In nearly all the longer consolidation-driven deals we’ve observed, the enterprise’s primary ROI metric is long-term reduction in total cost of ownership, aligned with the strategic motivations in the chart above. This finding is confirmed by our pricing research.
Two AI Deal Shapes
Total cost of ownership (TCO): AI is the forcing function for all this change. Enterprises and service providers expect AI to improve productivity, and providers are pricing those expected savings into deals. The savings depend largely on the potential for AI-enabled productivity, with consolidation adding scale economics and volume pricing. All this consolidation, modernization and automation takes time. To make the run rate palatable, providers often accelerate savings from the end of a deal to earlier in the term, smoothing annual costs and effectively pulling forward the savings from the modernization work. In 2026, the TCO deal shape is the one driving activity in the managed services market. The value comes from a lower long-term run rate, automation, modernization over time and provider-funded cost smoothing.

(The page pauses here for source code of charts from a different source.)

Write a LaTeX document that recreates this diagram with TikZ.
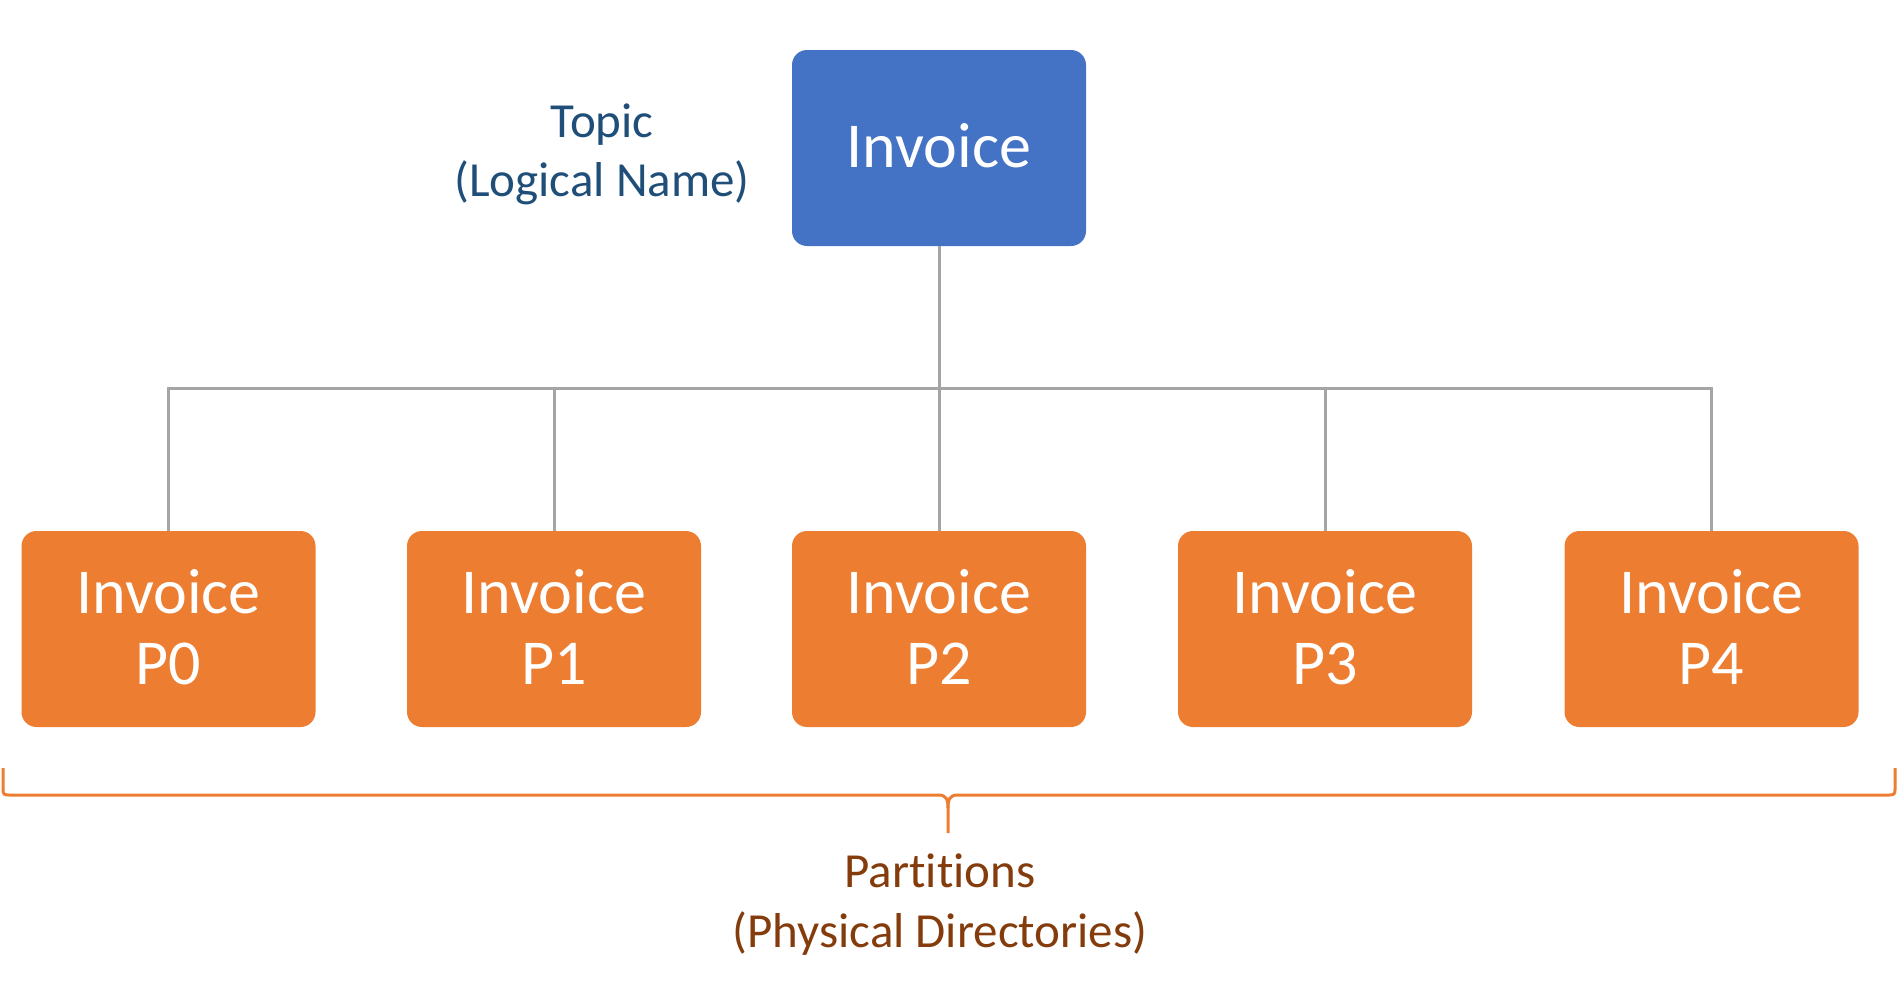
\documentclass[tikz,border=0pt]{standalone}
\usepackage{fontspec}
\setmainfont[Ligatures=NoCommon]{Carlito}
\definecolor{boxblue}{HTML}{4472C4}
\definecolor{boxorange}{HTML}{ED7D31}
\definecolor{linegray}{HTML}{A5A5A5}
\definecolor{topicblue}{HTML}{1F4E79}
\definecolor{partbrown}{HTML}{843C0C}
\tikzset{
  box/.style={rectangle, rounded corners=15pt, minimum width=294pt, minimum height=196pt,
    inner sep=0pt, align=center, text=white, text depth=5pt, font=\fontsize{64}{71}\selectfont},
  topicbox/.style={box, fill=boxblue},
  partbox/.style={box, fill=boxorange},
  conn/.style={draw=linegray, line width=3pt},
  bracestyle/.style={draw=boxorange, line width=3pt, line join=round},
  caption/.style={align=center, inner sep=0pt}
}
\begin{document}
\begin{tikzpicture}[x=1pt,y=-1pt]
\useasboundingbox (0,0) rectangle (1897,991);
\node[topicbox] (top) at (939,148) {Invoice};
\node[partbox] (p0) at (168.5,629) {Invoice\\P0};
\node[partbox] (p1) at (554,629) {Invoice\\P1};
\node[partbox] (p2) at (939,629) {Invoice\\P2};
\node[partbox] (p3) at (1325,629) {Invoice\\P3};
\node[partbox] (p4) at (1711.5,629) {Invoice\\P4};
\coordinate (bar) at (0,388);
\foreach \p in {p0,p1,p2,p3,p4}{
  \draw[conn] (top.south) -- (top.south |- bar) -| (\p.north);
}
\node[caption, text=topicblue, font=\fontsize{49}{59}\selectfont] (topic) at (602,154) {Topic\\(Logical Name)};
\coordinate (bl) at (3,768);
\coordinate (br) at (1895,768);
\coordinate (btip) at (948,833);
\draw[bracestyle] (bl) -- (3,787) .. controls (3,795) .. (11,795) -- (938,795)
  .. controls (947,795) and (948,800) .. (948,808) -- (btip);
\draw[bracestyle] (948,808) .. controls (948,800) and (949,795) .. (958,795) -- (1887,795)
  .. controls (1895,795) .. (1895,787) -- (br);
\node[caption, text=partbrown, font=\fontsize{49}{60}\selectfont] (parts) at (940,905) {Partitions\\(Physical Directories)};
\end{tikzpicture}
\end{document}
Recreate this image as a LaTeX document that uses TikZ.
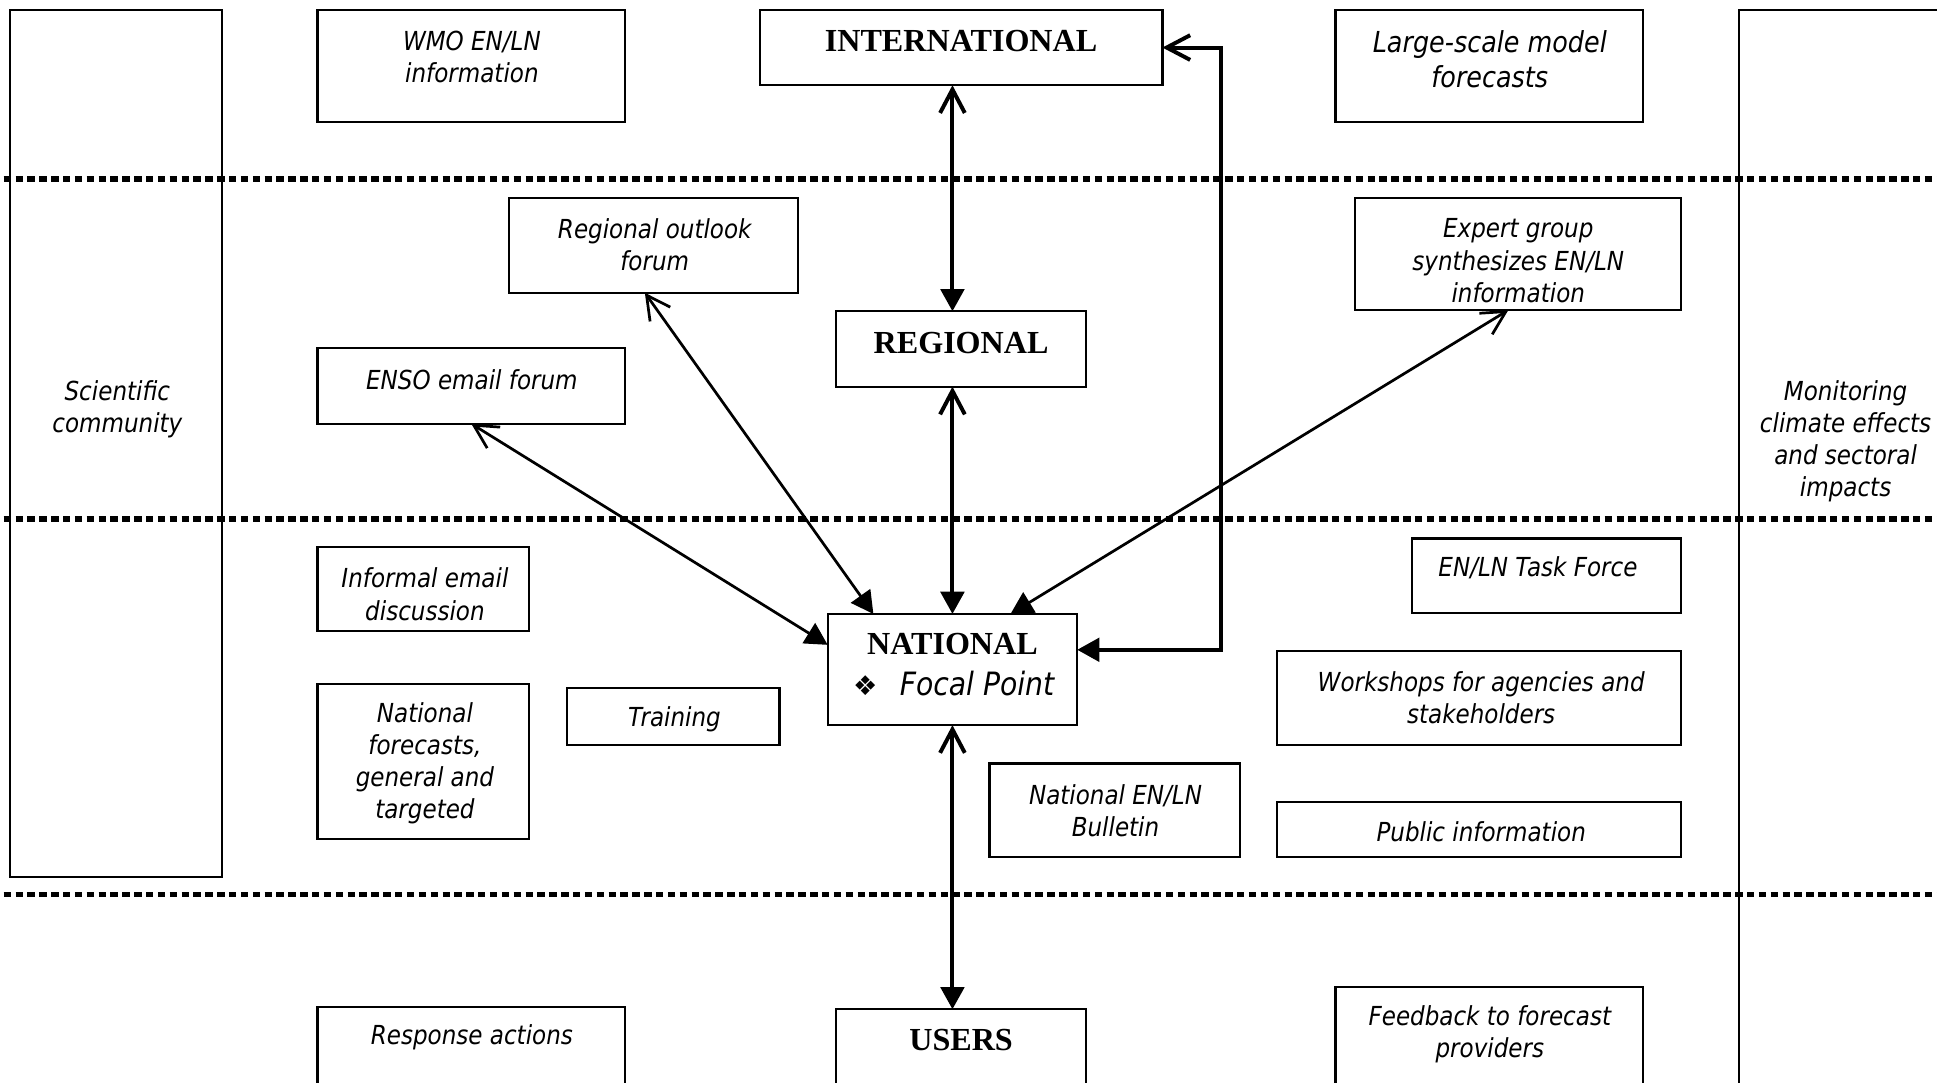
\documentclass[tikz,border=0pt]{standalone}
\usepackage{fontspec}
\setmainfont{Liberation Serif}
\newfontfamily\tahfont{DejaVu Sans}[FakeStretch=0.88]
\newfontfamily\symfont{DejaVu Sans}
\usetikzlibrary{arrows.meta,calc}
\tikzset{
  box/.style={draw, line width=0.9pt, inner sep=0pt, outer sep=0pt},
  itxt/.style={font=\tahfont\itshape\fontsize{10.6}{13}\selectfont, align=center, inner sep=0pt, yshift=-1pt},
  bigitxt/.style={font=\tahfont\itshape\fontsize{11.7}{14}\selectfont, align=center, inner sep=0pt, yshift=-0.5pt},
  btxt/.style={font=\bfseries\fontsize{13}{15}\selectfont, inner sep=0pt},
  sepline/.style={line width=2.2pt, dash pattern=on 3pt off 1.8pt},
  vlink/.style={line width=1.6pt, {Straight Barb[length=9.5pt,width=10pt]}-{Triangle[length=9pt,width=9.5pt]}},
  dlink/.style={line width=1.1pt, {Straight Barb[length=9.5pt,width=10pt]}-{Triangle[length=9pt,width=9.5pt]}}
}
\newcommand{\bx}[5]{\node[box, minimum width={(#4-#2)*0.5pt}, minimum height={(#5-#3)*0.5pt}] (#1) at ({(#2+#4)/2},{(#3+#5)/2}) {};}
\begin{document}
\begin{tikzpicture}[x=0.5pt,y=-0.5pt]
\useasboundingbox (0,0) rectangle (1568,876);
\clip (0,0) rectangle (1568,876);
% separators
\draw[sepline] (3,145) -- (1568,145);
\draw[sepline] (3,420) -- (1568,420);
\draw[sepline] (3,724) -- (1568,724);
% boxes
\bx{sci}{8}{8}{180}{710}
\bx{mon}{1408}{8}{1610}{900}
\bx{wmo}{257}{8}{506}{99}
\bx{intl}{615}{8}{941}{69}
\bx{large}{1081}{8}{1330}{99}
\bx{ro}{412}{160}{646}{237}
\bx{exp}{1097}{160}{1361}{251}
\bx{reg}{677}{252}{879}{313}
\bx{enso}{257}{282}{506}{343}
\bx{inf}{257}{443}{428}{511}
\bx{task}{1143}{436}{1361}{496}
\bx{nat}{670}{497}{872}{587}
\bx{nf}{257}{554}{428}{679}
\bx{train}{459}{557}{631}{603}
\bx{work}{1034}{527}{1361}{603}
\bx{bull}{801}{618}{1004}{694}
\bx{pub}{1034}{649}{1361}{694}
\bx{resp}{257}{815}{506}{900}
\bx{users}{677}{817}{879}{900}
\bx{feed}{1081}{799}{1330}{900}
% texts
\node[itxt] (scit) at (95,329) {Scientific\\community};
\node[itxt] (mont) at (1494,355) {Monitoring\\climate effects\\and sectoral\\impacts};
\node[itxt] (wmot) at (382,44) {WMO EN/LN\\information};
\node[btxt] (intlt) at (778,33) {INTERNATIONAL};
\node[bigitxt] (larget) at (1206,47) {Large-scale model\\forecasts};
\node[itxt] (rot) at (530,196) {Regional outlook\\forum};
\node[itxt] (expt) at (1229,209) {Expert group\\synthesizes EN/LN\\information};
\node[btxt] (regt) at (778,278) {REGIONAL};
\node[itxt] (ensot) at (382,305) {ENSO email forum};
\node[itxt] (inft) at (344,479) {Informal email\\discussion};
\node[itxt] (taskt) at (1245,458) {EN/LN Task Force};
\node[btxt] (natt) at (771,521) {NATIONAL};
\node[inner sep=0pt] (focal) at (772,553) {{\symfont\fontsize{11}{13}\selectfont ❖}\hspace{9pt}{\tahfont\itshape\fontsize{13}{15}\selectfont Focal Point}};
\node[itxt] (nft) at (344,616) {National\\forecasts,\\general and\\targeted};
\node[itxt] (traint) at (546,580) {Training};
\node[itxt] (workt) at (1199,563) {Workshops for agencies and\\stakeholders};
\node[itxt] (bullt) at (903,654) {National EN/LN\\Bulletin};
\node[itxt] (pubt) at (1199,671) {Public information};
\node[itxt] (respt) at (382,838) {Response actions};
\node[btxt] (userst) at (778,842) {USERS};
\node[itxt] (feedt) at (1206,835) {Feedback to forecast\\providers};
% connectors
\coordinate (natE) at ($(nat.north east)+(0,29)$);
\coordinate (elbow) at (988,526);
\draw[vlink] (intl.east) -- (elbow |- intl.east) -- (elbow) -- (natE);
\draw[vlink] (intl.south -| nat.north) -- (reg.north -| nat.north);
\draw[vlink] (reg.south -| nat.north) -- (nat.north);
\draw[vlink] (nat.south) -- (users.north -| nat.south);
\draw[dlink] ($(ro.south)+(-7,0)$) -- ($(nat.north west)+(37,0)$);
\draw[dlink] (enso.south) -- ($(nat.north west)+(0,25)$);
\draw[dlink] ($(exp.south)+(-8,0)$) -- ($(nat.north west)+(148,0)$);
\end{tikzpicture}
\end{document}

Internal rate of return (IRR): For small providers or small deals in the market, AI is creating a second deal shape. Outside of long-duration managed services contracts, project work and systems integration work are changing as well. In these deals, often with smaller providers, clients are buying agility and specialized expertise, usually for software development and systems integration. AI is affecting the timeline more than the price. Providers delivering this kind of work consistently describe timeline compression as their clients’ main source of value. Speed drives value, and the providers in these deals are delivering a higher return through faster value realization for clients. This is what we are calling the IRR deal shape: faster delivery, faster value realization and business return driven by speed to market.
What's Next
AI is changing deal scope, shape and strategy in the market, and enterprises are moving toward two different ways of working with providers to improve ROI on their investments. Large providers in dominant spend positions with their clients are seeing the upside in TCO deals, while smaller, specialized providers see opportunity in IRR deals. As we mentioned before, providers delivering mid-spend levels of undifferentiated capacity have the most difficult position as AI redefines the market.
The managed services market has long struggled to align providers and clients around outcome-driven pricing models, especially with AI involved. Enterprises may not always sign formal outcome-based pricing contracts, but their desired outcomes are already determining duration, pricing, provider selection and delivery models. Our research consistently shows that enterprises want savings and speed, and these deals are structured to deliver exactly those outcomes.